PROVIDED DATA:
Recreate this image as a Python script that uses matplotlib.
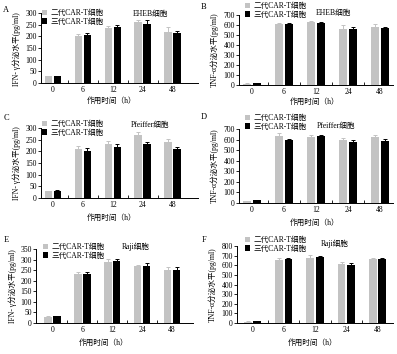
import matplotlib
matplotlib.use("Agg")
import matplotlib.pyplot as plt
import numpy as np

plt.rcParams['font.family'] = ['Liberation Serif', 'Noto Sans CJK SC']

W, H = 397, 354
groups = ["0", "6", "12", "24", "48"]
series_names = ["二代CAR-T细胞", "三代CAR-T细胞"]
colors = ["#c3c3c3", "#000000"]

# Panel data
A_gen2 = [28, 200, 235, 260, 220]
A_gen3 = [30, 207, 242, 255, 215]
A_err2 = [2, 12, 10, 8, 18]
A_err3 = [2, 8, 8, 14, 8]

B_gen2 = [15, 612, 625, 560, 580]
B_gen3 = [20, 605, 622, 555, 567]
B_err2 = [3, 10, 15, 35, 25]
B_err3 = [3, 15, 10, 20, 15]

C_gen2 = [28, 210, 231, 270, 240]
C_gen3 = [32, 200, 220, 230, 210]
C_err2 = [2, 13, 14, 15, 15]
C_err3 = [2, 15, 10, 12, 10]

D_gen2 = [20, 635, 620, 600, 625]
D_gen3 = [25, 600, 630, 580, 590]
D_err2 = [3, 30, 22, 15, 20]
D_err3 = [3, 10, 15, 20, 12]

E_gen2 = [30, 232, 290, 268, 250]
E_gen3 = [32, 230, 292, 270, 253]
E_err2 = [2, 10, 12, 8, 15]
E_err3 = [2, 12, 10, 15, 12]

F_gen2 = [15, 655, 680, 615, 660]
F_gen3 = [20, 665, 685, 605, 660]
F_err2 = [3, 20, 25, 15, 15]
F_err3 = [3, 15, 15, 15, 15]

ifn_label = "IFN- γ分泌水平(pg/ml)"
tnf_label = "TNF-α分泌水平(pg/ml)"
xlabel = "作用时间（h）"

panels = [
    dict(tag="A", g2=A_gen2, g3=A_gen3, e2=A_err2, e3=A_err3, ymax=300, step=50, ylab=ifn_label, cell="EHEB细胞",
         box=(41, 13, 198, 83), xlim=(-0.4, 4.85), tagpos=(6, 10), leg=(42, 9), cellpos=(150, 14),
         ylabpos=(17, 49), xlabpos=(112, 101)),
    dict(tag="B", g2=B_gen2, g3=B_gen3, e2=B_err2, e3=B_err3, ymax=700, step=100, ylab=tnf_label, cell="EHEB细胞",
         box=(239, 15, 393, 85), xlim=(-0.4, 4.4), tagpos=(204, 7), leg=(245, 2), cellpos=(333, 13),
         ylabpos=(215, 50), xlabpos=(315, 102)),
    dict(tag="C", g2=C_gen2, g3=C_gen3, e2=C_err2, e3=C_err3, ymax=300, step=50, ylab=ifn_label, cell="Pfeiffer细胞",
         box=(41, 128, 198, 198), xlim=(-0.4, 4.85), tagpos=(6, 118), leg=(42, 120), cellpos=(150, 125),
         ylabpos=(17, 163), xlabpos=(112, 218)),
    dict(tag="D", g2=D_gen2, g3=D_gen3, e2=D_err2, e3=D_err3, ymax=700, step=100, ylab=tnf_label, cell="Pfeiffer细胞",
         box=(239, 129, 393, 203), xlim=(-0.4, 4.4), tagpos=(204, 117), leg=(245, 114), cellpos=(336, 126),
         ylabpos=(215, 166), xlabpos=(315, 223)),
    dict(tag="E", g2=E_gen2, g3=E_gen3, e2=E_err2, e3=E_err3, ymax=350, step=50, ylab=ifn_label, cell="Raji细胞",
         box=(36, 249, 193, 323), xlim=(-0.55, 4.7), tagpos=(6, 240), leg=(43, 243), cellpos=(136, 247),
         ylabpos=(13, 286), xlabpos=(104, 343)),
    dict(tag="F", g2=F_gen2, g3=F_gen3, e2=F_err2, e3=F_err3, ymax=800, step=100, ylab=tnf_label, cell="Raji细胞",
         box=(237, 246, 393, 323), xlim=(-0.5, 4.5), tagpos=(204, 240), leg=(245, 236), cellpos=(335, 244),
         ylabpos=(213, 285), xlabpos=(313, 343)),
]

fig = plt.figure(figsize=(W / 100, H / 100), dpi=100)
fig.patch.set_facecolor("white")

def fx(x):
    return x / W

def fy(y):
    return 1 - y / H

x = np.arange(len(groups))
bw = 0.25
off = 0.15
fs_tick = 5.5
fs_lab = 5.5

for p in panels:
    l, t, r, b = p["box"]
    ax = fig.add_axes([fx(l), fy(b), fx(r) - fx(l), (b - t) / H])
    for i, (vals, errs) in enumerate([(p["g2"], p["e2"]), (p["g3"], p["e3"])]):
        pos = x + (-off if i == 0 else off)
        ax.bar(pos, vals, width=bw, color=colors[i], label=series_names[i], zorder=2)
        ax.errorbar(pos, vals, yerr=[np.zeros(len(errs)), errs], fmt="none",
                    ecolor=colors[i], elinewidth=0.7, capsize=1.5, capthick=0.7, zorder=1)
    ax.set_xlim(*p["xlim"])
    ax.set_ylim(0, p["ymax"])
    ax.set_yticks(np.arange(0, p["ymax"] + 1, p["step"]))
    ax.set_xticks(x)
    ax.set_xticklabels(groups)
    ax.set_xticks(x[:-1] + 0.5, minor=True)
    ax.tick_params(axis="x", which="major", length=0, pad=2, labelsize=fs_tick)
    ax.tick_params(axis="x", which="minor", direction="in", length=2, width=0.6)
    ax.tick_params(axis="y", direction="out", length=2, width=0.6, pad=1, labelsize=fs_tick)
    for s in ["top", "right"]:
        ax.spines[s].set_visible(False)
    for s in ["left", "bottom"]:
        ax.spines[s].set_linewidth(0.7)
    ax.patch.set_alpha(0)

    ax.legend(loc="upper left", bbox_to_anchor=(fx(p["leg"][0]), fy(p["leg"][1])),
              bbox_transform=fig.transFigure, frameon=False, fontsize=5.5,
              handlelength=0.7, handleheight=0.7, handletextpad=0.4, labelspacing=0.1,
              borderpad=0, borderaxespad=0)

    fig.text(fx(p["tagpos"][0]), fy(p["tagpos"][1]), p["tag"], fontsize=6, ha="center", va="center")
    fig.text(fx(p["cellpos"][0]), fy(p["cellpos"][1]), p["cell"], fontsize=5.5, ha="center", va="center")
    fig.text(fx(p["ylabpos"][0]), fy(p["ylabpos"][1]), p["ylab"], fontsize=fs_lab, rotation=90,
             ha="center", va="center")
    fig.text(fx(p["xlabpos"][0]), fy(p["xlabpos"][1]), xlabel, fontsize=fs_lab, ha="center", va="center")

fig.savefig("out.png", dpi=100, facecolor="white")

WHAT TO DO: Copy out every line from the data above that has "matplotlib" in it.

RESPONSE TO THE TASK:
Recreate this image as a Python script that uses matplotlib.
import matplotlib
matplotlib.use("Agg")
import matplotlib.pyplot as plt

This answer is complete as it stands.